On Monday, The Daily Caller posted an article about one suggested solution.

The article reports:

Several economists slammed a Democratic proposal making its way through Congress that would enable energy price controls amid record high fuel costs.

Such a policy, which prohibits private companies from increasing prices regardless of market conditions, would have catastrophic consequences including energy supply shortages and increased inflation, the economists argued in a series of interviews with The Daily Caller News Foundation. Democrats have alleged in recent weeks that inflation is being driven by corporate price gouging and that Big Oil is using the Ukraine crisis as cover to raise prices and boost profits.

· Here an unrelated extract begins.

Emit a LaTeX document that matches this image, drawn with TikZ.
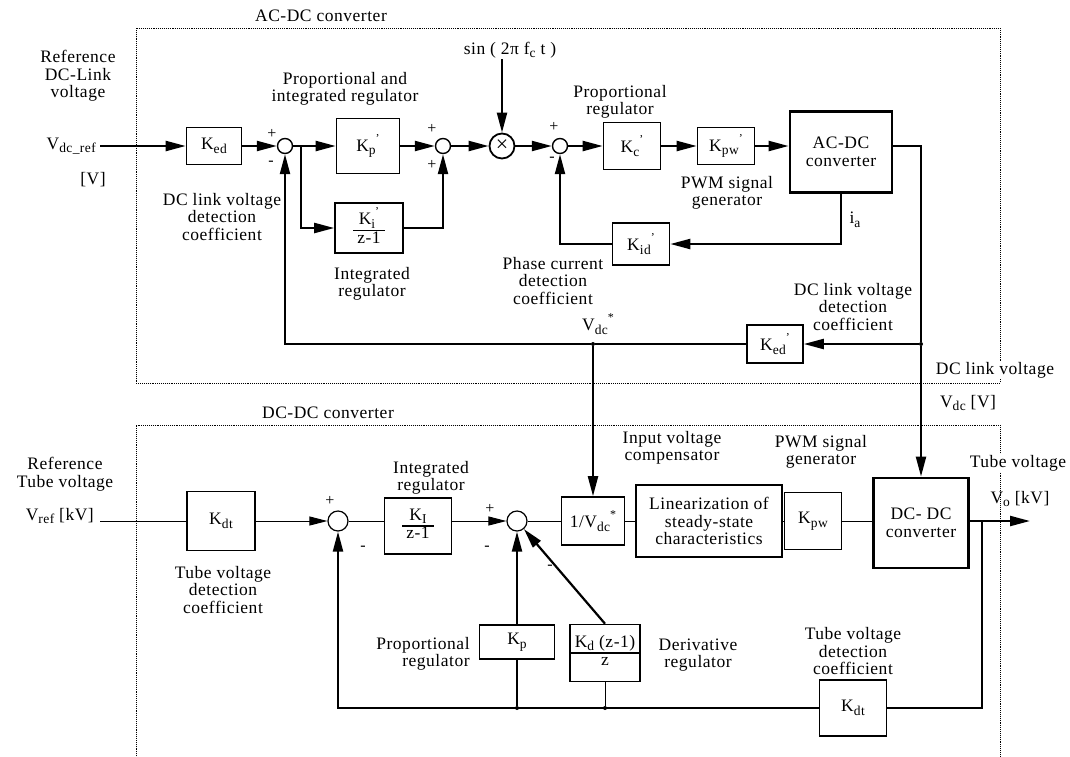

Oil is a commodity. It is subject to supply and demand. When America drastically decreased the amount of oil it was producing (under the Biden administration) and the amount of fossil fuel it was exporting, the supply shrank and the cost went up. The war in Ukraine did not help, but the problem was there before the war.

The article continues:

“I just can’t believe they’re dumb enough to do this,” Benjamin Zycher, an economist and senior fellow at the American Enterprise Institute, told TheDCNF in an interview.

“If prices are controlled at below-market clearing levels, then you get shortages because the quantity demanded is greater than the quantity supplied at the legal maximum price,” he continued. “And that’s why you get gasoline lines and allocation controls.”

The House Rules Committee announced that it would review the Consumer Fuel Price Gouging Prevention Act — a bill that enables the president to issue an emergency declaration banning energy prices issued in an “excessive or exploitative manner,” according to its sponsors — on Monday before reporting it to the floor. House Speaker Nancy Pelosi, who told reporters last week that oil and gas companies were exploiting consumers, promised that there would be a floor vote on the legislation this week.

The article concludes:

Economists, meanwhile, have also rebuked the argument that oil companies are price gouging amid the Ukraine crisis.

“[Retail gas stations] don’t necessarily drop their price as rapidly as what wholesale prices and oil prices are doing,” Garrett Golding, a business economist tasked with analyzing energy markets at the Federal Reserve Bank of Dallas, told TheDCNF in an interview. “Some people want to call that price gouging because it’s not in lockstep with where wholesale prices are. But the fact of the matter is, what they’re doing is making back the money that they were losing on the way up and that’s how they stay in business.”

Golding and fellow Dallas Fed economist Lutz Kilian published a May 10 paper laying out why gasoline prices haven’t risen and fallen in lockstep with oil prices over the last few months. They said pump prices are also affected by operating expenses such as rent, delivery charges and credit card fees, and that prices are set by retail gas stations, not oil drillers.

Democratic Reps. Kim Schrier and Katie Porter, the sponsors of the Sponsors of the Consumer Fuel Price Gouging Prevention Act, and Pelosi didn’t immediately respond to requests for comment from TheDCNF.

Democratic Massachusetts Sen. Elizabeth Warren introduced similar legislation Thursday that would implement a federal ban on “unconscionably excessive price increases.” House Democrats, led by Illinois Rep. Jan Schakowsky, unveiled a companion to Warren’s legislation.

Democrats are not likely to let facts get in the way of increasing federal control over our lives.